Problem requirements: Retype everything from the line that contains "Write a Python" down to the line that contains "import matplotlib.pyplot as plt", inclusive, without altering or adding anything.
::: Entries provided
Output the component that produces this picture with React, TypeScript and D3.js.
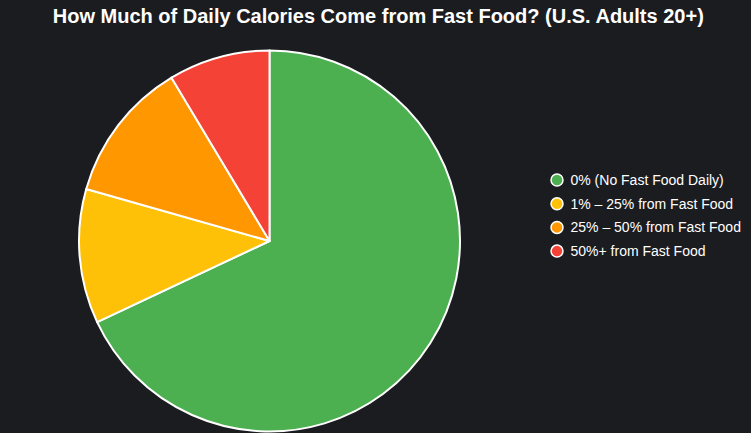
::::::
::: Entries provided
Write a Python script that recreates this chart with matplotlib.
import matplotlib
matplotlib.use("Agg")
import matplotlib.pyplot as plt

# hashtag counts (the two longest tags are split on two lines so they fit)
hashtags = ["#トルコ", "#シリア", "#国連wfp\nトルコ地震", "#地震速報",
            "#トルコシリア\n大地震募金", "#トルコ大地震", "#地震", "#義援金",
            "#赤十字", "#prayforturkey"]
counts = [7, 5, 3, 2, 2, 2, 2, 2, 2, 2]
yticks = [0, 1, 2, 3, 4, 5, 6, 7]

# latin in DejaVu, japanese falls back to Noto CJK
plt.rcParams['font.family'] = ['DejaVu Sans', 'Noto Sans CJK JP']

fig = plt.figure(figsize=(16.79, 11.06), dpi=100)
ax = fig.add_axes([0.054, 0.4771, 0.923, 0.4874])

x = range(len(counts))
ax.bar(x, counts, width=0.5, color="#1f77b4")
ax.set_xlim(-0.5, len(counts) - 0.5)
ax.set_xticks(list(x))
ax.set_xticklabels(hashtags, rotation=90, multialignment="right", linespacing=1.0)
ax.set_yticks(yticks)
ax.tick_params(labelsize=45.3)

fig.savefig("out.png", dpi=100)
::::::
Written answer:
Write a Python script that recreates this chart with matplotlib.
import matplotlib
matplotlib.use("Agg")
import matplotlib.pyplot as plt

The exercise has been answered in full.